The stark admission by Reserve Bank governor Phillip Lowe about the RBA's dilemma comes as soaring house prices in the eastern states have Australians carrying "more debt than they ever have before".

Dr Lowe delivered the reality check at the Australia Canada Economic Leadership Forum, where he said low interest rates made it attractive for borrowers in both countries to invest in real estate, making further rate cuts an undesirable option.

"We are trying to balance multiple objectives at the moment," he said in response to questions after the speech.

"We'd like the economy to grow a bit more quickly and we'd like the unemployment rate to come down a bit more quickly than is currently forecast.

"But if we were to try and achieve that through monetary policy it would encourage people to borrow more money and it probably would put more upward pressure on housing prices and, at the moment, I don't think either of those two things are really in the national interest."

For the moment, it looks like the Reserve Bank feels content — or locked in — to leaving official interest rates on hold at a record low 1.5 per cent.

However, Dr Lowe expressed optimism that this level of rates was low enough to spark business investment and stronger economic growth, and therefore there would be no need to lower rates further.
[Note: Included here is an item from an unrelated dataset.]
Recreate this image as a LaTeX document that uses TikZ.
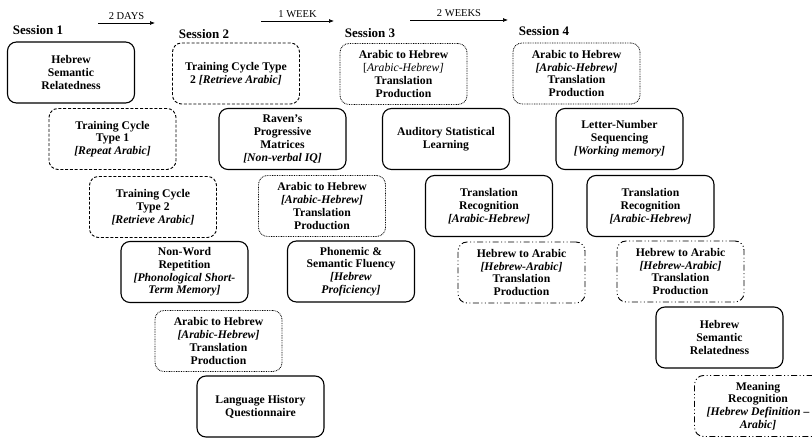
\documentclass[tikz,border=0pt]{standalone}
\usepackage{fontspec}
\setmainfont{Liberation Serif}
\usetikzlibrary{calc,arrows.meta}

\tikzset{
  task/.style={rectangle,rounded corners=9pt,minimum width=127pt,minimum height=61pt,
    inner sep=2pt,align=center,font=\fontsize{11.7}{12.8}\selectfont\bfseries},
  solidbox/.style={task,draw,line width=1.1pt},
  dashbox/.style={task,draw,line width=0.9pt,dash pattern=on 3pt off 1.8pt},
  dotbox/.style={task,draw,line width=0.8pt,dash pattern=on 0.8pt off 0.9pt},
  dashdotbox/.style={task,draw,line width=0.9pt,dash pattern=on 6pt off 2.5pt on 1pt off 2.5pt on 1pt off 2.5pt},
  session/.style={font=\fontsize{13}{15}\selectfont\bfseries},
  gaplabel/.style={above=0pt,font=\fontsize{10.5}{12}\selectfont},
  gap/.style={-{Latex[length=5pt,width=4pt]},line width=0.7pt},
}
\newcommand{\br}[1]{\textit{[#1]}}

\begin{document}
\begin{tikzpicture}[x=1pt,y=-1pt]
        \useasboundingbox (0,0) rectangle (812,438);
        \clip (0,0) rectangle (812,438);
        \begin{scope}
          % sessions and gaps
          \node[session] (S1) at (38,30) {Session 1};
          \node[session] (S2) at (204,34) {Session 2};
          \node[session] (S3) at (370,33) {Session 3};
          \node[session] (S4) at (544,31) {Session 4};
          \coordinate (D1a) at (98,23);  \coordinate (D1b) at (155,23);
          \coordinate (D2a) at (261,21); \coordinate (D2b) at (334,21);
          \coordinate (D3a) at (410,20); \coordinate (D3b) at (508,20);
          \draw[gap] (D1a) -- node[gaplabel] {2 DAYS} (D1b);
          \draw[gap] (D2a) -- node[gaplabel] {1 WEEK} (D2b);
          \draw[gap] (D3a) -- node[gaplabel] {2 WEEKS} (D3b);

          % session 1
          \node[solidbox] (HSR1) at (71,72.5) {Hebrew\\Semantic\\Relatedness};
          \node[dashbox] (TC1) at (112.5,139) {Training Cycle\\Type 1\\\br{Repeat Arabic}};
          \node[dashbox] (TC2a) at (153,207) {Training Cycle\\Type 2\\\br{Retrieve Arabic}};
          \node[solidbox] (NWR) at (184.5,272) {Non-Word\\Repetition\\\textit{[Phonological Short-}\\\textit{Term Memory]}};
          \node[dotbox] (AH1) at (218.5,341) {Arabic to Hebrew\\\br{Arabic-Hebrew}\\Translation\\Production};
          \node[solidbox] (LHQ) at (260.5,406.5) {Language History\\Questionnaire};

          % session 2
          \node[dashbox] (TC2b) at (236,73.5) {Training Cycle Type\\2 \br{Retrieve Arabic}};
          \node[solidbox] (RPM) at (282.5,139) {Raven's\\Progressive\\Matrices\\\br{Non-verbal IQ}};
          \node[dotbox] (AH2) at (322,206) {Arabic to Hebrew\\\br{Arabic-Hebrew}\\Translation\\Production};
          \node[solidbox] (PSF) at (351,271.5) {Phonemic \&\\Semantic Fluency\\\textit{[Hebrew}\\\textit{Proficiency]}};

          % session 3
          \node[dotbox] (AH3) at (403.5,74) {Arabic to Hebrew\\{\mdseries[\textit{Arabic-Hebrew]}}\\Translation\\Production};
          \node[solidbox] (ASL) at (446,139) {Auditory Statistical\\Learning};
          \node[solidbox] (TR3) at (489,206) {Translation\\Recognition\\\br{Arabic-Hebrew}};
          \node[dashdotbox] (HA3) at (521.5,272.5) {Hebrew to Arabic\\\br{Hebrew-Arabic}\\Translation\\Production};

          % session 4
          \node[dotbox] (AH4) at (576.5,73.5) {Arabic to Hebrew\\\br{Arabic-Hebrew}\\Translation\\Production};
          \node[solidbox] (LNS) at (619.5,139) {Letter-Number\\Sequencing\\\br{Working memory}};
          \node[solidbox] (TR4) at (650.5,206) {Translation\\Recognition\\\br{Arabic-Hebrew}};
          \node[dashdotbox] (HA4) at (680.5,271.5) {Hebrew to Arabic\\\br{Hebrew-Arabic}\\Translation\\Production};
          \node[solidbox] (HSR4) at (719.5,337.5) {Hebrew\\Semantic\\Relatedness};
          \node[dashdotbox] (MR) at (758,406) {Meaning\\Recognition\\\textit{[Hebrew Definition --}\\\textit{Arabic]}};
        \end{scope}
      \end{tikzpicture}
\end{document}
"I think there are signs that things are improving in the economy — we've seen it in a whole range of business indicators in the last couple of months," he said.

"So the hope is that the current setting of monetary policy will generate stronger growth and we can avoid a further upward pressure on housing prices."
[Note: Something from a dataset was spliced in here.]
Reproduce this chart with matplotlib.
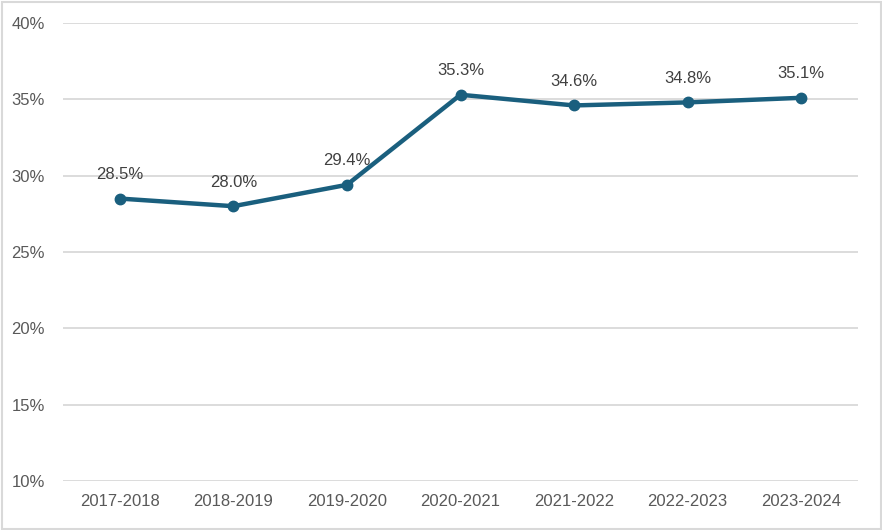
import matplotlib
matplotlib.use("Agg")
import matplotlib.pyplot as plt
from matplotlib.patches import Rectangle

categories = ["2017-2018", "2018-2019", "2019-2020", "2020-2021", "2021-2022", "2022-2023", "2023-2024"]
values = [28.5, 28.0, 29.4, 35.3, 34.6, 34.8, 35.1]
yticks = [10, 15, 20, 25, 30, 35, 40]

plt.rcParams['font.family'] = ['Liberation Sans', 'DejaVu Sans']

W, H = 882, 530
fig = plt.figure(figsize=(W/100, H/100), dpi=100)
ax = fig.add_axes([63/W, 1-481/H, (858-63)/W, (481-23)/H])

color = '#1a5f7e'
x = list(range(len(categories)))
ax.plot(x, values, color=color, lw=3.2, marker='o', ms=7.5, zorder=3, solid_capstyle='round')
for xi, v in zip(x, values):
    ax.annotate(f"{v:.1f}%", (xi, v), xytext=(0, 12), textcoords='offset points',
                ha='center', va='bottom', fontsize=12, color='#404040')

ax.set_xlim(-0.5, len(categories)-0.5)
ax.set_ylim(10, 40)
ax.set_yticks(yticks)
ax.set_yticklabels([f"{t}%" for t in yticks])
ax.set_xticks(x)
ax.set_xticklabels(categories)
ax.tick_params(axis='both', length=0, labelsize=12, labelcolor='#595959')
ax.tick_params(axis='y', pad=13)
ax.tick_params(axis='x', pad=9)
ax.grid(axis='y', color='#d9d9d9', lw=1.3)
ax.set_axisbelow(True)
for s in ax.spines.values():
    s.set_visible(False)

fig.patches.append(Rectangle((1.5/W, 1.5/H), 1-3/W, 1-3/H, transform=fig.transFigure,
                             fill=False, edgecolor='#d9d9d9', lw=1.5))
fig.savefig("out.png", dpi=100)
Rate rises should be 'welcome'

Globally, the US economic recovery and Donald Trump's stimulus plans have put interest rates on an upward trajectory for the first time since the financial crisis.

Given that Australia's banks borrow hundreds of billions of dollars from overseas, these rate increases are already filtering through to higher costs and independent rate rises on certain loans, such as fixed-rate mortgages and investment lending.

Dr Lowe, however, painted these rate increases in a positive light.

"We should welcome a gradual rise of interest rates in the world, because it would mean that the acute appetite to save would be diminishing but, more importantly, that the return to underlying capital formation [business investment] is higher and businesses are prepared to use the world's saving to increase capital formation and [promote] stronger growth," he said.

Record household debt limits scope for rate rises

However, in his speech, Dr Lowe acknowledged the risk that high household debt levels posed to the Australian economy.

Speaking in Sydney this morning, he said some households were carrying "more debt than they have before", while slower income growth was putting pressure on their ability to service loans.

Reserve Bank figures show the Australian household debt-to-income ratio is at a record 187 per cent, mostly due to mortgage debt.

If interest rates were to rise, Dr Lowe warned that many consumers might have to severely curtail their spending to keep up their repayments.

"It is possible that continuing rises in indebtedness, partly as a result of low interest rates, increase the fragility of household balance sheets," Dr Lowe warned.

"At some point in the future, households, having decided that they have borrowed too much, might cut back consumption sharply."

But he said both central banks were "watching carefully" for signs of stress in the interaction between consumption, saving and borrowing.

"It is one of the key uncertainties around our central scenario for the Australian economy," Dr Lowe said.

"It is difficult to quantify this risk but it is one that is difficult to ignore."

Dr Lowe's comment came amid concerns about dangerous potential real estate bubbles in Sydney, Melbourne and Brisbane, fuelled by record low interest rates.

Last week, the Commonwealth Bank announced an out-of-cycle rate rise for investor loans to keep within guidelines from the Australian Prudential Regulation Authority.

Dr Lowe is expected to face more scrutiny on the outlook for interest rates and the broader economy when he faces the House of Representatives Economics Committee on Friday.